- EXERCISE DIRECTIONS -
Every line from the one holding "Write a web" through the one holding "var muTicks = [0, 0.3, 0.6, 0.9];" should be returned exactly, both included; the pictures should not.
================================
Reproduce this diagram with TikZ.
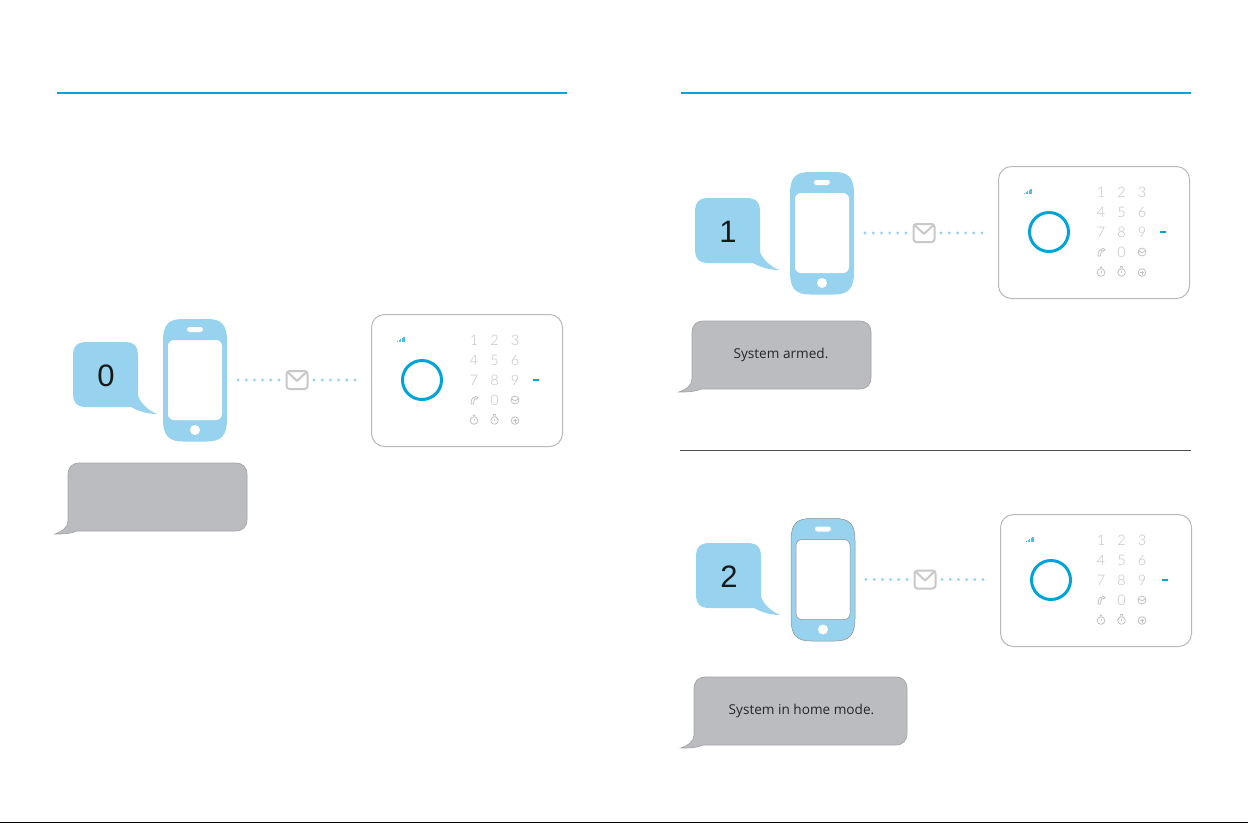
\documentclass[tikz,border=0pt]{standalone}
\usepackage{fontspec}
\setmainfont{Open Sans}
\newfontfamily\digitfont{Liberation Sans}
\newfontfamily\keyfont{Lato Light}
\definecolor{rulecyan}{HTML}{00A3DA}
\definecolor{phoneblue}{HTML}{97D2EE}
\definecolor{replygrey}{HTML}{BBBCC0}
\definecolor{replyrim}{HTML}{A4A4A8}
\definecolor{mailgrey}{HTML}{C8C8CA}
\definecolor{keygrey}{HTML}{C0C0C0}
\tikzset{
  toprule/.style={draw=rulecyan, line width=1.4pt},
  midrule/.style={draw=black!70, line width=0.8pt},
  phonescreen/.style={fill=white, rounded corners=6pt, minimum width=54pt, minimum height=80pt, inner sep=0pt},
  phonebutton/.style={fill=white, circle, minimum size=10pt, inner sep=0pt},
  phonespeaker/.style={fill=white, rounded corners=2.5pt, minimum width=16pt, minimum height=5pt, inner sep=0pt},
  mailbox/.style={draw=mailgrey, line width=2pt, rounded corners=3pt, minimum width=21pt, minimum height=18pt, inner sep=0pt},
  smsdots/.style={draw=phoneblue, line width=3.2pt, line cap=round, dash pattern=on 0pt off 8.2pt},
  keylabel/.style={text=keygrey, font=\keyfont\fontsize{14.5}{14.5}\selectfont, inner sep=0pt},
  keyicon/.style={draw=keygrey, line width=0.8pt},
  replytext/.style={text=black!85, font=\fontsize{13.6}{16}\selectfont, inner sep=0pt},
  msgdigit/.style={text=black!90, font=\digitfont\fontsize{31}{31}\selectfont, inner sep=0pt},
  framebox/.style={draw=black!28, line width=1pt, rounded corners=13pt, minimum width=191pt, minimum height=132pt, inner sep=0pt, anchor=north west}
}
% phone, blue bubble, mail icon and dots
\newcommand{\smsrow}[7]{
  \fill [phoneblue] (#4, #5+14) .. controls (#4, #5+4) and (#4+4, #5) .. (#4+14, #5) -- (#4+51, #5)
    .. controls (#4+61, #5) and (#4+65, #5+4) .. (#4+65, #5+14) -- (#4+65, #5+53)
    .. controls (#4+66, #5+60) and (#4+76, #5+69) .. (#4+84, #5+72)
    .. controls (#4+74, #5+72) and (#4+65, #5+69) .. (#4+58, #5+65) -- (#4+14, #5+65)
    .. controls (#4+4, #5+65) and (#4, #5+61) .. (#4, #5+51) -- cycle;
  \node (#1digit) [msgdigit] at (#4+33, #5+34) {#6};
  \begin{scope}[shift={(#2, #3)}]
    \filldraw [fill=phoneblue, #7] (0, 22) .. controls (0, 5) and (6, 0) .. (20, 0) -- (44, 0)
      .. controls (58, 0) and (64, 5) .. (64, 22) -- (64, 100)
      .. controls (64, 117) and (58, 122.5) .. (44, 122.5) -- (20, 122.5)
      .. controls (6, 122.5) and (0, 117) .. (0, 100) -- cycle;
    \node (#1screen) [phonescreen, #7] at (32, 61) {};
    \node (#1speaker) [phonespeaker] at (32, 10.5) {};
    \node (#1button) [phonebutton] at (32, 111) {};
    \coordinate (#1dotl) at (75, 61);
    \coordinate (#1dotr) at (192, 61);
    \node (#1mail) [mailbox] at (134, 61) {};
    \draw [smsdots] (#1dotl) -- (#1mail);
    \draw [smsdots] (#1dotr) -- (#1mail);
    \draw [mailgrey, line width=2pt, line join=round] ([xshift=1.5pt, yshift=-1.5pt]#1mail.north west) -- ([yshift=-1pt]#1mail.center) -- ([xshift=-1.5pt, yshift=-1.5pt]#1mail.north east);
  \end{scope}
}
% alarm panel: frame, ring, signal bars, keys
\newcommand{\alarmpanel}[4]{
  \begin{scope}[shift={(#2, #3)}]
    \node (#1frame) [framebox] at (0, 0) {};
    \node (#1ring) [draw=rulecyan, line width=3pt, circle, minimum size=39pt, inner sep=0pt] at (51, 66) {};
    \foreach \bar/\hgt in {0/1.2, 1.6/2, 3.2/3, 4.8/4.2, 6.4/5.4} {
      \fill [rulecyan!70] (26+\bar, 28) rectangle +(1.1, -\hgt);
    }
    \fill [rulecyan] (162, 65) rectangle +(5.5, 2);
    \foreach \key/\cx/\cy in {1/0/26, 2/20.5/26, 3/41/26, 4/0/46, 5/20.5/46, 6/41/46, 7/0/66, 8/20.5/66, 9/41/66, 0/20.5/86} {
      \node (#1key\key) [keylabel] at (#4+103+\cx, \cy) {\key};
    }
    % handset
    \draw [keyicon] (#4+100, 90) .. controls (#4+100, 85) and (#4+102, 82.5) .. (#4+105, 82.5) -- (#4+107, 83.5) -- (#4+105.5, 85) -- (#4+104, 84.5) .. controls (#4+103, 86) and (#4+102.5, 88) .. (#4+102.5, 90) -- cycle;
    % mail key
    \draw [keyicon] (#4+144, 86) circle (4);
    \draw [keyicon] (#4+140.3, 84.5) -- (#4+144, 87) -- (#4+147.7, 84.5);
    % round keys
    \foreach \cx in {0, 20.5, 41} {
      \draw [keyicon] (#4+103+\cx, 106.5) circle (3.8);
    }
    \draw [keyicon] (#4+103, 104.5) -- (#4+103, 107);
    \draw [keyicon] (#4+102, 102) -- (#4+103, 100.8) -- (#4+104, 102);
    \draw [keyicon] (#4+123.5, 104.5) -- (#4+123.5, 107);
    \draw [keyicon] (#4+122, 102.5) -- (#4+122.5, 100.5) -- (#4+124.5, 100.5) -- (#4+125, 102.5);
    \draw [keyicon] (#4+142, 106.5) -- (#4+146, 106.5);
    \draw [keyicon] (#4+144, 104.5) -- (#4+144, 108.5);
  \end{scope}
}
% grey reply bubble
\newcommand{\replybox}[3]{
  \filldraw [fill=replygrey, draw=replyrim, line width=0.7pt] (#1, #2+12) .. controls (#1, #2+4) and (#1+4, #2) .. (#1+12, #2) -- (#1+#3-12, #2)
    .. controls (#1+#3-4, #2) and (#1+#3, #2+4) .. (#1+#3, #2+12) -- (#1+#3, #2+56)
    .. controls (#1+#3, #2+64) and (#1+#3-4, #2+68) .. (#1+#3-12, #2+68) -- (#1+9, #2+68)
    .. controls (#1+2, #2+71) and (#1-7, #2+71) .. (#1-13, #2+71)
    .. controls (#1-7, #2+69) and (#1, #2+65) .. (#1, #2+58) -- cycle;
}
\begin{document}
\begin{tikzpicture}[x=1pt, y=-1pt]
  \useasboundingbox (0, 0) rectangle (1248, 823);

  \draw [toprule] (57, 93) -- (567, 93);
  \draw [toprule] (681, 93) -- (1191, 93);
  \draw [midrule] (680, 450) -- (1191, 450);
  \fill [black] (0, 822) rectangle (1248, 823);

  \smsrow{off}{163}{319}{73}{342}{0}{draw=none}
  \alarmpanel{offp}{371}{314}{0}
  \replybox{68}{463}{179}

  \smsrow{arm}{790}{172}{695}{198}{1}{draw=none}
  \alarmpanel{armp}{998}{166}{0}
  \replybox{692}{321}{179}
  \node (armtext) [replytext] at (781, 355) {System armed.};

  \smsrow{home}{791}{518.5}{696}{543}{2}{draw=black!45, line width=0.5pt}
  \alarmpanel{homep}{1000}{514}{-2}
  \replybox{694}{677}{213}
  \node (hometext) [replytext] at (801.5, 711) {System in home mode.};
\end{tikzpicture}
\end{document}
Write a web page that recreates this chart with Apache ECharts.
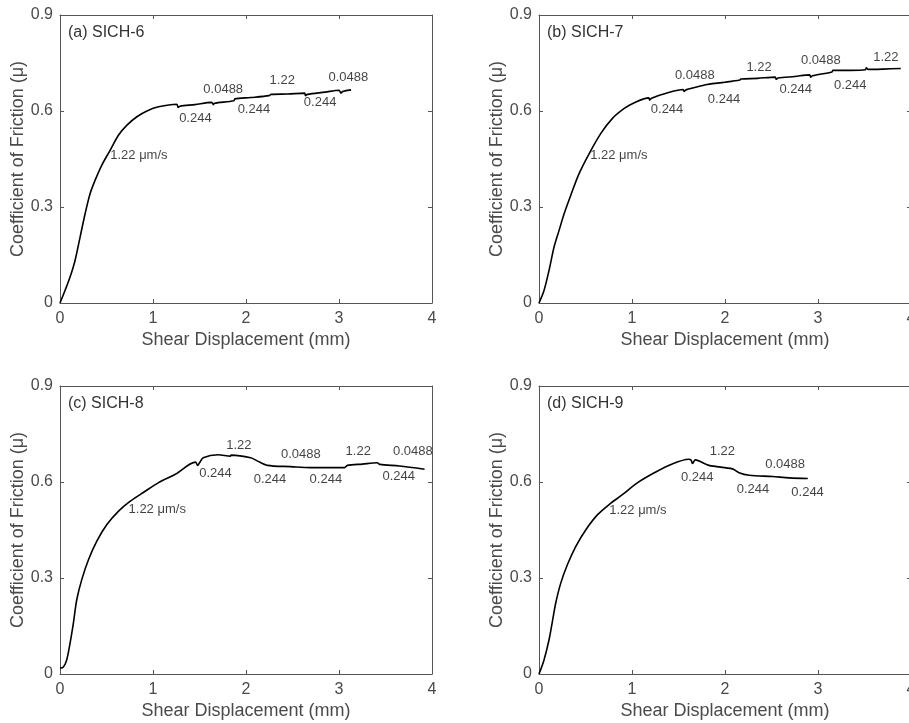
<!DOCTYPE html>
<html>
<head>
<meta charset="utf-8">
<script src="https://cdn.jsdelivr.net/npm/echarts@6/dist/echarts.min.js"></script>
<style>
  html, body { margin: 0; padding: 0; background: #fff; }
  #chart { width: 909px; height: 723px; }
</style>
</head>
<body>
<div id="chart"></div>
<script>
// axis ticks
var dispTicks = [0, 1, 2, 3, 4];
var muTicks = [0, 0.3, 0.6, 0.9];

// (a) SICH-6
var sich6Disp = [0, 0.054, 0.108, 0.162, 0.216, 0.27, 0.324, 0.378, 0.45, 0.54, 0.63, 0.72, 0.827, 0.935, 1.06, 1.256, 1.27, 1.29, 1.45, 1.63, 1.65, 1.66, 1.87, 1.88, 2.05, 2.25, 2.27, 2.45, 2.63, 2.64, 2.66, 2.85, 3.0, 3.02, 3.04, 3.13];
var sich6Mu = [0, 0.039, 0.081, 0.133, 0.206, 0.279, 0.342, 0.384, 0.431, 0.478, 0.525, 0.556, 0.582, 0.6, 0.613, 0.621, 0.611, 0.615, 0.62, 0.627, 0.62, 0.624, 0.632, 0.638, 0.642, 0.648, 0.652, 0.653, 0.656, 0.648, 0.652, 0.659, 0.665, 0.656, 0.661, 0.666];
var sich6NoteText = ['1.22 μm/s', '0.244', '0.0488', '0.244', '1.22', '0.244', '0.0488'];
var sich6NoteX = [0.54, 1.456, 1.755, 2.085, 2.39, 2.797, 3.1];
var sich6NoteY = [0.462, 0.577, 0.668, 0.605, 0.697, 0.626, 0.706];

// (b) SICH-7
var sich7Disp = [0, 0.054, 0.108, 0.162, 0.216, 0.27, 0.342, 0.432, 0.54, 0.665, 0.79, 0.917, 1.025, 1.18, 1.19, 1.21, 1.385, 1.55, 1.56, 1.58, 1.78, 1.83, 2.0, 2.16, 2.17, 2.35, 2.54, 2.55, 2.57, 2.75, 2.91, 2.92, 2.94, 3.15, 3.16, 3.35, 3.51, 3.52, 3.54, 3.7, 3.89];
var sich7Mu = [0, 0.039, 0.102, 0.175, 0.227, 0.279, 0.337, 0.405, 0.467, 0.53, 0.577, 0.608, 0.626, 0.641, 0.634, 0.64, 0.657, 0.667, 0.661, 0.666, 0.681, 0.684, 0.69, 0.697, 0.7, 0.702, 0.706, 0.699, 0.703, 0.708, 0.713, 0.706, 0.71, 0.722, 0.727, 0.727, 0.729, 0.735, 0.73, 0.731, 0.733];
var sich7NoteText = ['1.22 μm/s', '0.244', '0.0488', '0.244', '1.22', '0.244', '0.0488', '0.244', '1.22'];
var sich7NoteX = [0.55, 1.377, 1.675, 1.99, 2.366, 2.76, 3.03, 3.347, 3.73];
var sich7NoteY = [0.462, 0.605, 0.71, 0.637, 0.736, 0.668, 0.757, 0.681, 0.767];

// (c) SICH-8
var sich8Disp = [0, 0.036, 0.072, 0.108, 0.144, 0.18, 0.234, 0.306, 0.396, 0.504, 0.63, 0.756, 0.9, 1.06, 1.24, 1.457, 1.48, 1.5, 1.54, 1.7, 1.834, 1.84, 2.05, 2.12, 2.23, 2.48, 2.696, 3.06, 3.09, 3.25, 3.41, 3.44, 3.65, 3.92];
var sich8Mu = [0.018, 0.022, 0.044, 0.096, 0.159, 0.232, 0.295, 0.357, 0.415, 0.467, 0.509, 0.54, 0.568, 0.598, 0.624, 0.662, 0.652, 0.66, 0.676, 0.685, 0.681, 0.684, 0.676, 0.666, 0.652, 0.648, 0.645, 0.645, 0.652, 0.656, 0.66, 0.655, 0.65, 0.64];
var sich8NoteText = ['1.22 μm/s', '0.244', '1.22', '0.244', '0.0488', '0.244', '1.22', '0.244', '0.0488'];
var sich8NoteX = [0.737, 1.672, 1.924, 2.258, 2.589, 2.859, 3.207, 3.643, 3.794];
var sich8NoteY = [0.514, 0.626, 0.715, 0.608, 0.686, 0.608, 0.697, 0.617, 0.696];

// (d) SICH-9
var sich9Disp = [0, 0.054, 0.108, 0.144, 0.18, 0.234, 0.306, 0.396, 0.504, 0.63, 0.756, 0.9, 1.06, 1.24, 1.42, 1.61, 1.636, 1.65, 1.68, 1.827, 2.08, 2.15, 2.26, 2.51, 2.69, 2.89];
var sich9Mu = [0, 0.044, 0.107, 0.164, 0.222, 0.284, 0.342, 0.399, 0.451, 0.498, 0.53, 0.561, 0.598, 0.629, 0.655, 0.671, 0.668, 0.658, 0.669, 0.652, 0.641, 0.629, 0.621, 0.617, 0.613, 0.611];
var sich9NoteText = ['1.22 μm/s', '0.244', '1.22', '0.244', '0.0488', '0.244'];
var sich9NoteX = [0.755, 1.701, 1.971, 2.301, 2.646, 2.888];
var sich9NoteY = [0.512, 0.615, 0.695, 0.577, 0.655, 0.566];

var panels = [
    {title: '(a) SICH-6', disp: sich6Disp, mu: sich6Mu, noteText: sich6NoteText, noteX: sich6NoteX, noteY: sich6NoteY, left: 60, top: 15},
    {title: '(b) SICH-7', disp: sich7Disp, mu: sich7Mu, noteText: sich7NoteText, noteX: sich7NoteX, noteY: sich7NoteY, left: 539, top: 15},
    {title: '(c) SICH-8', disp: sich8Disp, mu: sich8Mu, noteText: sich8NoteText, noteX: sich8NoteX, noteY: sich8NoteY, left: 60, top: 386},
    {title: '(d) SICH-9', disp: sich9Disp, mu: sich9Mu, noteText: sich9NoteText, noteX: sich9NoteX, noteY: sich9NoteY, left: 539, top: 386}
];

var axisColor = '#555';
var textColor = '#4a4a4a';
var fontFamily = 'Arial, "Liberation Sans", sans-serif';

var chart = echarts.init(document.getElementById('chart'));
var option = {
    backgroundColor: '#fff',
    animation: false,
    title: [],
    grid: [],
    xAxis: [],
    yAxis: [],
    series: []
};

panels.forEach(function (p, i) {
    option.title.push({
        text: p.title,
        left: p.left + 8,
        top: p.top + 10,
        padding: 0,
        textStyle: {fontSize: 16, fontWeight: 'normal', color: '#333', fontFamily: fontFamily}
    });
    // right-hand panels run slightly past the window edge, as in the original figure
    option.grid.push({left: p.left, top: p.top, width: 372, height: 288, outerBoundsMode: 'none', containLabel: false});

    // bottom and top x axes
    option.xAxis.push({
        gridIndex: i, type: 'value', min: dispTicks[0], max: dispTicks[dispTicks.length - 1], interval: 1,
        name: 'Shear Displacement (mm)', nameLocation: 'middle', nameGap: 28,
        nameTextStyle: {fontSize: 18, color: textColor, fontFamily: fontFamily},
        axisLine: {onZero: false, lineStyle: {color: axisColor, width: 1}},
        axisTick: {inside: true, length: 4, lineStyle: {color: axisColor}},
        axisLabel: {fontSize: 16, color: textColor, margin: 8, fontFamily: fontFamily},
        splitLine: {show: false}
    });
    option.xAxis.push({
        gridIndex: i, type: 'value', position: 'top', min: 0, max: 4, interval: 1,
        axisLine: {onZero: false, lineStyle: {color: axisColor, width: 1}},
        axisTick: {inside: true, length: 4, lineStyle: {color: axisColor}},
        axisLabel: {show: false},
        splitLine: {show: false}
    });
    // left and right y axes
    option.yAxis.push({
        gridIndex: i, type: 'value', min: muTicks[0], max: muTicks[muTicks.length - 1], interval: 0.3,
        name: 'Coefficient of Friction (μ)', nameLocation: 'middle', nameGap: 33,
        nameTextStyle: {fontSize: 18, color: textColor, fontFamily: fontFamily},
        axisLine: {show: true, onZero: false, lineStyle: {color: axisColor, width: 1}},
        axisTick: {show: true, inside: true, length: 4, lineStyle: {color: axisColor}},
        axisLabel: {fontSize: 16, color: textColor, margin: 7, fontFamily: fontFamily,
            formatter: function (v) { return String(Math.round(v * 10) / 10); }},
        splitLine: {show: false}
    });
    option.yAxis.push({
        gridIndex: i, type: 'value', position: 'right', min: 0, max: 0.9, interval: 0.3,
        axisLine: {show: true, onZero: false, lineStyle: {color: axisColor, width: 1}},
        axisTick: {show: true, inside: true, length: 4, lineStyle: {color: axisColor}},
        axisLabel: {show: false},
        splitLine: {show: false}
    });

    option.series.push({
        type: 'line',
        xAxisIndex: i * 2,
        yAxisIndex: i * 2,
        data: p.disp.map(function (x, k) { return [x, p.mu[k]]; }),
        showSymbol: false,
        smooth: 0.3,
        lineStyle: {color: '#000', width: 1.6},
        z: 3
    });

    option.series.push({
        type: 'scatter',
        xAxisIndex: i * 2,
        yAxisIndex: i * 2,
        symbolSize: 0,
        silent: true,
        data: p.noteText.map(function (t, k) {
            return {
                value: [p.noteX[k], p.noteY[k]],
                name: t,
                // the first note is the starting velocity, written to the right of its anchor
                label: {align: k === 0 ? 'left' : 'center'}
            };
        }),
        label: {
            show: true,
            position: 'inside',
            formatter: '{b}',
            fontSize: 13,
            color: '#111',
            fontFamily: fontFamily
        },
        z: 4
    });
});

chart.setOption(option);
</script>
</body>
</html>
================================
- SOLVED EXERCISE -
Write a web page that recreates this chart with Apache ECharts.
<!DOCTYPE html>
<html>
<head>
<meta charset="utf-8">
<script src="https://cdn.jsdelivr.net/npm/echarts@6/dist/echarts.min.js"></script>
<style>
  html, body { margin: 0; padding: 0; background: #fff; }
  #chart { width: 909px; height: 723px; }
</style>
</head>
<body>
<div id="chart"></div>
<script>
// axis ticks
var dispTicks = [0, 1, 2, 3, 4];
var muTicks = [0, 0.3, 0.6, 0.9];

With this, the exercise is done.